STANFORD, Calif.--(BUSINESS WIRE)--Hoover Institution Press today released Jihad and the Arabian Sea by Camille Pecastaing. In Jihad and the Arabian Sea, Pecastaing looks at the challenges facing the region around the Bab el Mandeb—the tiny strait that separates the Red Sea from the Indian Ocean. He explains how environmental degradation in the region, combined with civil war, piracy, radical Islamism, and terrorism, could lead to more social unrest and violence in an area that is strategically important for trade between Europe, Asia, and Africa. Notably, recent concerns about strengthening ties between Al-Qaeda and al-Shabaab in Somalia have resulted in escalated counter-terrorism efforts in the region.

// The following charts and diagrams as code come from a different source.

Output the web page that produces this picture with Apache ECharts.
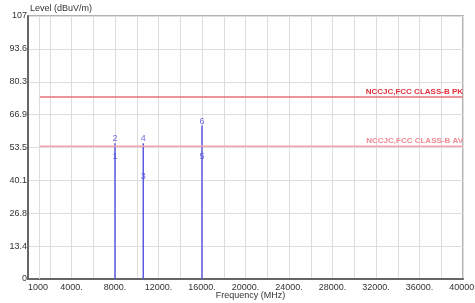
<!DOCTYPE html>
<html>
<head>
<meta charset="utf-8">
<style>
  html, body { margin: 0; padding: 0; background: #fff; }
  #chart { width: 475px; height: 303px; }
</style>
<script src="https://cdn.jsdelivr.net/npm/echarts@6/dist/echarts.min.js"></script>
</head>
<body>
<div id="chart"></div>
<script>
// x axis (MHz) and y axis (dBuV/m) ticks
const xMin = 0;
const xMax = 40000;
const xInterval = 2000;
const yMin = 0;
const yMax = 107;
const yInterval = 13.375;

// limit lines
const limitFreq = [1000, 40000];
const limitPK = [74, 74];
const limitAV = [54, 54];

// measured markers
const markerNo = ['1', '2', '3', '4', '5', '6'];
const markerFreq = [8000, 8000, 10600, 10600, 16000, 16000];
const markerLevel = [48.0, 55.2, 39.9, 55.2, 48.0, 62.4];

// vertical lines go up to the highest marker of each frequency
const peakFreq = [];
const peakLevel = [];
markerFreq.forEach((f, i) => {
  const k = peakFreq.indexOf(f);
  if (k < 0) { peakFreq.push(f); peakLevel.push(markerLevel[i]); }
  else if (markerLevel[i] > peakLevel[k]) peakLevel[k] = markerLevel[i];
});

const labelFont = { fontFamily: 'Liberation Sans, Arial, sans-serif', fontSize: 9, color: '#333' };

function limitData(levels, text, color) {
  return limitFreq.map((f, i) => {
    const item = { value: [f, levels[i]] };
    if (i === limitFreq.length - 1) {
      item.label = {
        show: true, formatter: text, position: [0, -1],
        align: 'right', verticalAlign: 'bottom',
        fontFamily: 'Liberation Sans, Arial, sans-serif',
        fontSize: 8, fontWeight: 'bold', color: color
      };
    }
    return item;
  });
}

const chart = echarts.init(document.getElementById('chart'));
chart.setOption({
  animation: false,
  title: {
    text: 'Level (dBuV/m)', left: 30, top: 4, padding: 0,
    textStyle: { fontFamily: 'Liberation Sans, Arial, sans-serif', fontSize: 9, fontWeight: 'normal', color: '#333' }
  },
  grid: {
    left: 28, right: 12, top: 16, bottom: 24,
    outerBoundsMode: 'none', containLabel: false,
    show: true, borderColor: '#999', borderWidth: 1.5
  },
  xAxis: {
    type: 'value', min: xMin, max: xMax, interval: xInterval,
    name: 'Frequency (MHz)', nameLocation: 'middle', nameGap: 12,
    nameMoveOverlap: false,
    nameTextStyle: Object.assign({ padding: [0, 0, 0, 10] }, labelFont),
    axisLine: { lineStyle: { color: '#666', width: 2 } },
    axisTick: { show: false },
    axisLabel: Object.assign({
      margin: 4,
      alignMinLabel: 'left',
      formatter: v => v === 0 ? '1000' : (v % 4000 === 0 ? v + '.' : '')
    }, labelFont),
    splitLine: { lineStyle: { color: '#ddd', width: 1 } }
  },
  yAxis: {
    type: 'value', min: yMin, max: yMax, interval: yInterval,
    axisLine: { show: true, lineStyle: { color: '#666', width: 2 } },
    axisTick: { show: false },
    axisLabel: Object.assign({
      margin: 1,
      formatter: v => String(+v.toFixed(1))
    }, labelFont),
    splitLine: { lineStyle: { color: '#ddd', width: 1 } }
  },
  series: [
    {
      type: 'line', data: limitData(limitPK, 'NCCJC,FCC CLASS-B PK', '#e0303c'),
      symbol: 'circle', symbolSize: 0, showSymbol: true,
      lineStyle: { color: '#e8707a', width: 1.5 },
      markLine: {
        silent: true, symbol: 'none', label: { show: false },
        lineStyle: { color: '#ddd', width: 1, type: 'solid' },
        data: [{ xAxis: limitFreq[0] }]
      }
    },
    {
      type: 'line', data: limitData(limitAV, 'NCCJC,FCC CLASS-B AV', '#f08a94'),
      symbol: 'circle', symbolSize: 0, showSymbol: true,
      lineStyle: { color: '#f4a4ac', width: 1.5 }
    },
    {
      type: 'bar', barWidth: 1.5,
      data: peakFreq.map((f, i) => [f, peakLevel[i]]),
      itemStyle: { color: '#5a5ae0' }
    },
    {
      type: 'scatter', symbolSize: 0,
      data: markerFreq.map((f, i) => [f, markerLevel[i], markerNo[i]]),
      label: {
        show: true, position: 'top', distance: 0,
        formatter: p => p.value[2],
        fontFamily: 'Liberation Sans, Arial, sans-serif', fontSize: 9, color: '#4a4ad8'
      }
    }
  ]
});
</script>
</body>
</html>
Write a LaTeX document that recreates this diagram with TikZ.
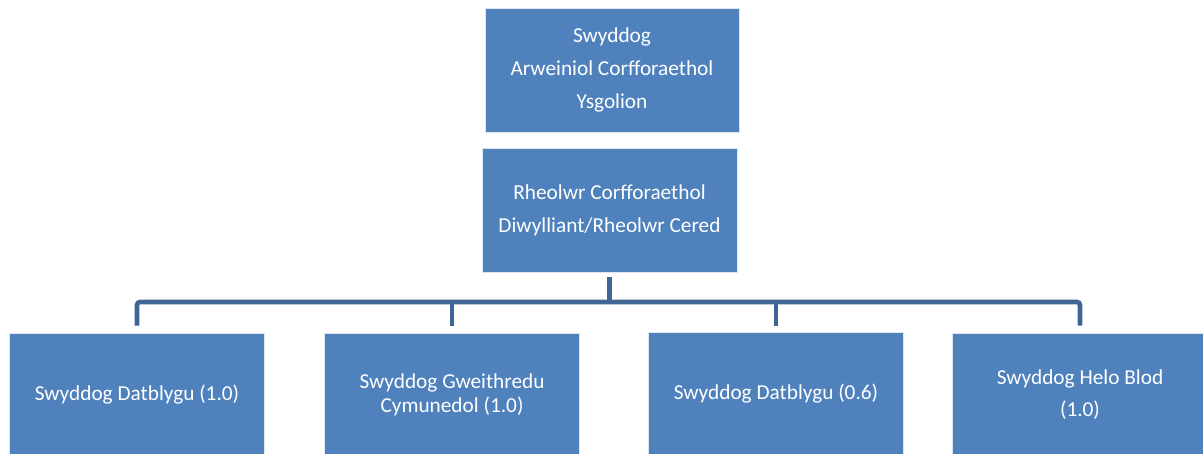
\documentclass[tikz,border=0pt]{standalone}
\usepackage{fontspec}
\setmainfont{Carlito}
\usepackage{xcolor}
\usetikzlibrary{positioning,calc}

\definecolor{boxblue}{HTML}{4F81BD}
\definecolor{linkblue}{HTML}{3E6594}

\tikzset{
    orgbox/.style={fill=boxblue, draw=white!80!boxblue, line width=0.6pt, text=white,
        minimum width=255pt, minimum height=124pt, inner sep=0pt, align=center,
        font=\fontsize{21.3}{32.8}\selectfont},
    link/.style={linkblue, line width=4.6pt}
}

\begin{document}
\begin{tikzpicture}[x=1pt, y=-1pt]
    \useasboundingbox (0,0) rectangle (1203,454);

    % Top of the tree
    \node[orgbox, minimum width=254pt] (lead) at (612,70) {Swyddog\\Arweiniol Corfforaethol\\Ysgolion};
    \node[orgbox] (mgr) at (609.5,210) {Rheolwr Corfforaethol\\Diwylliant/Rheolwr Cered};

    % Bottom row
    \node[orgbox, minimum height=123pt] (dev1) at (137,394.5) {Swyddog Datblygu (1.0)};
    \node[orgbox, minimum height=123pt] (comm) at (452,394.5) {Swyddog Gweithredu\\[-8.5pt]Cymunedol (1.0)};
    \node[orgbox, minimum height=123pt] (dev2) at (776,393.5) {Swyddog Datblygu (0.6)};
    \node[orgbox, minimum height=123pt] (help) at (1080,394.5) {Swyddog Helo Blod\\(1.0)};

    % Connectors
    \coordinate (bar) at (609,302);
    \draw[link] ([yshift=-5pt]mgr.south) -- (mgr.south |- bar);
    \draw[link, rounded corners=3pt] ([yshift=7pt]dev1.north) -- (dev1.north |- bar)
        -- (help.north |- bar) -- ([yshift=7pt]help.north);
    \draw[link] (comm.north |- bar) -- ([yshift=7pt]comm.north);
    \draw[link] (dev2.north |- bar) -- ([yshift=6pt]dev2.north);
\end{tikzpicture}
\end{document}
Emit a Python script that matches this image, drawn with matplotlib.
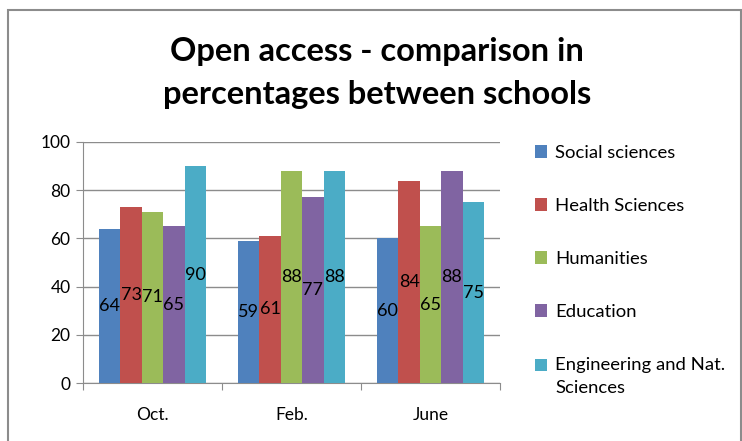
#!/usr/bin/env python3

import numpy as np
import matplotlib
matplotlib.use("Agg")
import matplotlib.pyplot as plt
from matplotlib.patches import Rectangle
from matplotlib.legend_handler import HandlerPatch

plt.rcParams['font.family'] = ['Lato', 'DejaVu Sans']

months = ['Oct.', 'Feb.', 'June']
schools = ['Social sciences', 'Health Sciences', 'Humanities', 'Education',
           'Engineering and Nat.\nSciences']
social = [64, 59, 60]
health = [73, 61, 84]
humanities = [71, 88, 65]
education = [65, 77, 88]
engineering = [90, 88, 75]
colors = ['#4F81BD', '#C0504D', '#9BBB59', '#8064A2', '#4BACC6']

series = [social, health, humanities, education, engineering]


class TopLineHandler(HandlerPatch):
    # put the legend square next to the first line of a two-line label
    def create_artists(self, legend, orig_handle, xdescent, ydescent,
                       width, height, fontsize, trans):
        r = Rectangle((-xdescent, -ydescent + 0.62 * fontsize), width, height,
                      facecolor=orig_handle.patches[0].get_facecolor(),
                      edgecolor='none', transform=trans)
        return [r]


fig = plt.figure(figsize=(7.42, 4.41), dpi=100)
# chart border, cut off at the bottom like the screenshot
fig.patches.append(Rectangle((8 / 742, -10 / 441), 733 / 742, 441 / 441,
                             transform=fig.transFigure, fill=False,
                             edgecolor='#8c8c8c', linewidth=1.5))

ax = fig.add_axes([83 / 742, 1 - 383 / 441, 417 / 742, 241 / 441])

x = np.arange(len(months))
w = 0.154
bars = []
for i, (vals, c) in enumerate(zip(series, colors)):
    pos = x + (i - 2) * w
    bars.append(ax.bar(pos, vals, width=w, color=c, label=schools[i], zorder=3))
    for p, v in zip(pos, vals):
        ax.text(p, v / 2, str(v), ha='center', va='center', fontsize=13,
                color='black', zorder=4)

ax.set_xlim(-0.5, 2.5)
ax.set_ylim(0, 100)
ax.set_yticks(range(0, 101, 20))
ax.yaxis.grid(True, color='#8c8c8c', linewidth=1)
ax.set_axisbelow(True)
ax.set_xticks([-0.5, 0.5, 1.5, 2.5])
ax.set_xticklabels([])
ax.set_xticks(x, minor=True)
ax.set_xticklabels(months, minor=True, fontsize=12.5)
ax.tick_params(axis='x', which='minor', length=0, pad=17)
ax.tick_params(axis='x', which='major', length=5, color='#8c8c8c', direction='out')
ax.tick_params(axis='y', length=5, color='#8c8c8c', labelsize=12.5, pad=4)
for s in ['top', 'right']:
    ax.spines[s].set_visible(False)
ax.spines['left'].set_color('#8c8c8c')
ax.spines['bottom'].set_color('#8c8c8c')

fig.text(377 / 742, 1 - 73 / 441, 'Open access - comparison in\npercentages between schools',
         ha='center', va='center', fontsize=23.5, fontweight='bold', linespacing=1.6)

leg = ax.legend(loc='upper left', bbox_to_anchor=((535 - 83) / 417, (383 - 145) / 241),
                frameon=False, fontsize=13.3, handlelength=0.65, handleheight=0.65,
                handletextpad=0.45, labelspacing=2.0, borderaxespad=0, borderpad=0,
                handler_map={bars[-1]: TopLineHandler()})
for t in leg.get_texts():
    t.set_linespacing(1.55)

fig.savefig('out.png', dpi=100)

“Jihad in the Arabian Sea could not be a more timely book,” said Fouad Ajami, senior fellow at the Hoover Institution and chair of the Hoover Institution’s Working Group on Islamism and the International Order. “Camille Pecastaing, a talented scholar with eclectic interests, sets out to explore the political culture and ways of Yemen and Somalia and Djibouti, with excursions into Ethiopia. These are lands of failure and trouble, of piracy and extremism. The Unites States is drawn into the web and threats of that volatile region, and Pecastaing is a knowing guide through these ports and interior lands. The writing is luminous and evocative of that world. Geography and ethnicity and bleak economic realities are woven together in this outstanding book.”
In Jihad and the Arabian Sea, Pecastaing looks at the troubled history and geography of the lands across the Bab el Mandeb. He chronicles the tumultuous past and present of key players in the region including Somalia, Yemen, Eritrea, Djibouti, the Sudan, and Ethiopia. He describes the collapse of the Somali state under Syad Barre in the 1980s and discusses how the state of lawlessness in Somalia has led to the rise of piracy in the western Indian Ocean. In addition, he outlines the history of modern Yemen, as well as the events that led up to the civil war of the summer of 2011. Further, he reviews the activity of Al Qaeda in the region, from the assassination attempt against Mubarak in 1995 up to the US embassy bombings in the summer of 1998. The environment in the region has continuously degraded over time, both shores of the Bab el Mandeb are among the hottest places on earth, and water sources are slowly being depleted. Pecastaing’s research sheds light on how these issues have kept the region from evolving into the era of a modern state and why, despite the area’s strategic importance, foreign powers hesitate to intervene.
Camille Pecastaing is a senior associate professor of Middle East studies at the Paul H. Nitze School of Advanced International Studies at Johns Hopkins University and a contributor to the Hoover Institution's Working Group on Islamism and the International Order. His areas of expertise include historical sociology, behavioral sciences, and comparative politics.